Are you a fan of Carl Hiaasen? So am I. I am a total sucker for ridiculous characters with a ridiculous backdrop of Florida where wacky and zany things happen. But much like a Sour Patch Kid, I can’t handle too much Hiaasen at once. No, I have to read a book here or there, chuckle at it, forget it, and grab another one in the future. I mention this because Buck Fever has a couple things going for it (in theory). One, our author was an Edgar Award nominee (I like mysteries and I like many nominees in this category). Two, the author’s style is compared to that of Hiaasen and Evanovitch–so I assumed lots of ridiculous fluff with wacky, zany characters set to a larger than life backdrop of…Texas (rather than Florida or New Jersey). This isn’t my typical reading fare but this is what I like to pick up every now and then when I have a hankering for Sour Patch Kids–sweet, fun, minorly regrettable when I get that one swollen taste bud from eating too many but ultimately satisfying for that quick craving. I was given exactly what I thought I wanted, and yet I got very little of what I actually wanted. Here’s a quick summary and then I’ll try to pinpoint my nose crinkling.
John Marlin is the fish and game warden in Blanco, Texas. It’s only a week out from deer season and he’s been dealing with poachers of all time highs. But he receives a strange phone call regarding a man who was shot while wearing a deer costume and a very large buck that seems to behaving all kinds of weird. Luckily, John knows both the buck and the guy dressed in the deer costume. Or is that unluckily? This sets off a series of chain reactions regarding several motives and crimes all related to drugs. If you read this book you’ll meet some interesting people, some straight up stereotypes (I’m looking at the Columbians in the book), a burgeoning relationship between Marlin and a nurse, and a few solid chuckles (but not enough for me).

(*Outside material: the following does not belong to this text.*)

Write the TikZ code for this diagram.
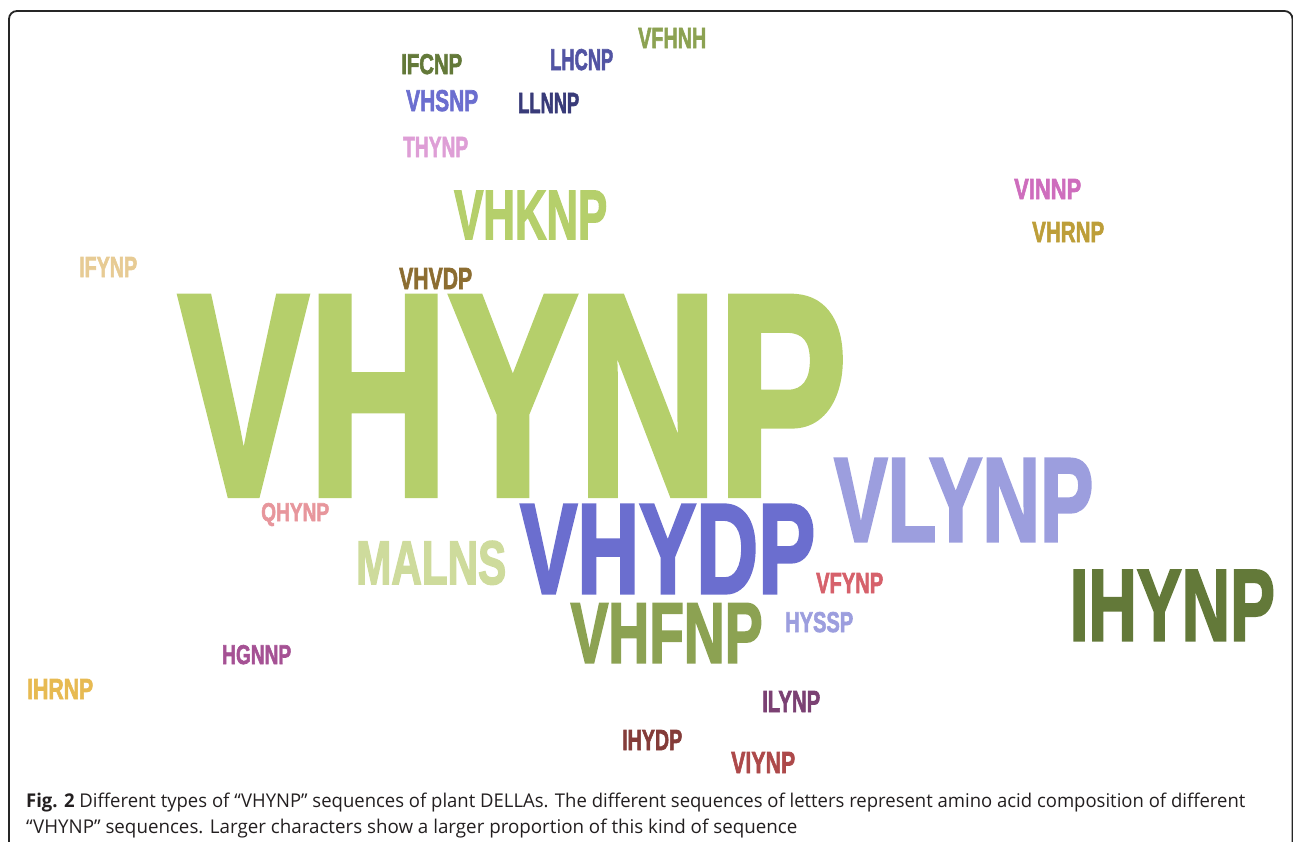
\documentclass[tikz,border=0pt]{standalone}
\usepackage{graphicx}
\usepackage{fontspec}
\setmainfont{Open Sans}
\newfontfamily\cloudfont{Liberation Sans}[BoldFeatures={FakeBold=2.5}]
\usepackage{xcolor}
% d3 palette of the cloud
\definecolor{cgreenA}{HTML}{B5CF6B}
\definecolor{cgreenB}{HTML}{8CA252}
\definecolor{cgreenC}{HTML}{637939}
\definecolor{cgreenD}{HTML}{CEDB9C}
\definecolor{cblueA}{HTML}{6B6ECF}
\definecolor{cblueB}{HTML}{9C9EDE}
\definecolor{cblueC}{HTML}{5254A3}
\definecolor{cblueD}{HTML}{393B79}
\definecolor{cbrownA}{HTML}{8C6D31}
\definecolor{cbrownB}{HTML}{BD9E39}
\definecolor{cbrownC}{HTML}{E7BA52}
\definecolor{cbrownD}{HTML}{E7CB94}
\definecolor{credA}{HTML}{843C39}
\definecolor{credB}{HTML}{AD494A}
\definecolor{credC}{HTML}{D6616B}
\definecolor{credD}{HTML}{E7969C}
\definecolor{cpinkA}{HTML}{7B4173}
\definecolor{cpinkB}{HTML}{A55194}
\definecolor{cpinkC}{HTML}{CE6DBD}
\definecolor{cpinkD}{HTML}{DE9ED6}
\definecolor{captiontext}{HTML}{231F20}
\newcommand{\fitword}[3]{\resizebox{#1pt}{#2pt}{#3}}

\begin{document}
\begin{tikzpicture}[x=1pt,y=-1pt,
  word/.style={anchor=base west,inner sep=0pt,font=\cloudfont\bfseries},
  captext/.style={anchor=base west,inner sep=0pt,text=captiontext}]
\useasboundingbox (0,0) rectangle (1293,841);
% Frame
\draw[line width=1.8pt,rounded corners=8pt,black!85] (9,850) -- (9,11) -- (1292.5,11) -- (1292.5,850);
% Large words
\node[word,cgreenA] (vhynp) at (178.6,494.4) {\fitword{668}{197}{VHYNP}};
\node[word,cblueB] (vlynp) at (834,541) {\fitword{259}{82}{VLYNP}};
\node[word,cgreenC] (ihynp) at (1069.6,640.4) {\fitword{205}{70}{IHYNP}};
\node[word,cblueA] (vhydp) at (520,593) {\fitword{295}{88}{VHYDP}};
\node[word,cgreenB] (vhfnp) at (570.4,662.6) {\fitword{192}{59}{VHFNP}};
\node[word,cgreenD] (malns) at (356,584) {\fitword{150}{43}{MALNS}};
\node[word,cgreenA] (vhknp) at (454,239) {\fitword{153}{48}{VHKNP}};
% Small words
\node[word,credD] (qhynp) at (261,521) {\fitword{68}{18}{QHYNP}};
\node[word,cbrownA] (vhvdp) at (399,289) {\fitword{73}{21}{VHVDP}};
\node[word,cbrownD] (ifynp) at (79,277) {\fitword{58}{20}{IFYNP}};
\node[word,credC] (vfynp) at (816,593) {\fitword{67}{20}{VFYNP}};
\node[word,cblueB] (hyssp) at (785,632) {\fitword{68}{20}{HYSSP}};
\node[word,cpinkA] (ilynp) at (762,712) {\fitword{58}{21}{ILYNP}};
\node[word,credA] (ihydp) at (622,750) {\fitword{60}{20}{IHYDP}};
\node[word,credB] (viynp) at (731,773) {\fitword{64}{21}{VIYNP}};
\node[word,cbrownC] (ihrnp) at (27,699) {\fitword{66}{20}{IHRNP}};
\node[word,cpinkB] (hgnnp) at (222,664) {\fitword{69}{19}{HGNNP}};
\node[word,cpinkC] (vinnp) at (1014,199) {\fitword{67}{20}{VINNP}};
\node[word,cbrownB] (vhrnp) at (1032,242) {\fitword{72}{20}{VHRNP}};
% Top group
\node[word,cgreenB] (vfhnh) at (638,48) {\fitword{68}{20}{VFHNH}};
\node[word,cgreenC] (ifcnp) at (401,74) {\fitword{61}{20}{IFCNP}};
\node[word,cblueC] (lhcnp) at (550,70) {\fitword{63}{21}{LHCNP}};
\node[word,cblueA] (vhsnp) at (406,111) {\fitword{72}{21}{VHSNP}};
\node[word,cblueD] (llnnp) at (518,113) {\fitword{61}{20}{LLNNP}};
\node[word,cpinkD] (thynp) at (403,157) {\fitword{65}{20}{THYNP}};
% Caption
\node[captext] (capone) at (26,807) {\resizebox{1219pt}{14.5pt}{\textbf{Fig. 2} Different types of “VHYNP” sequences of plant DELLAs. The different sequences of letters represent amino acid composition of different}};
\node[captext] (captwo) at (26,833) {\resizebox{771pt}{14.5pt}{“VHYNP” sequences. Larger characters show a larger proportion of this kind of sequence}};
\end{tikzpicture}
\end{document}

I don’t even really want to waste too much time writing about this book because I don’t like to not finish a book and it was so frustratingly non-appealing to me that it took forever to do so. It did deliver exactly what was promised. I met weird characters/bad guys committing crimes, your local loner looking for the right lady to settle down with, the henchmen working with half a brain between them (hilarity ensues) and just about anything else you would find in a Hiaasen book just set in Texas. I think the mystery was banal and revealed very early on. It just wasn’t the book for me. It wasn’t even a bad book, and I felt bad not getting into it. You know when you hate read a book and look forward to the scathing review? I have nothing scathing to report here. I’m just glad to be out of Blanco, and excited to read something else entirely. I’m sure someone really loves this book but I’m not that person.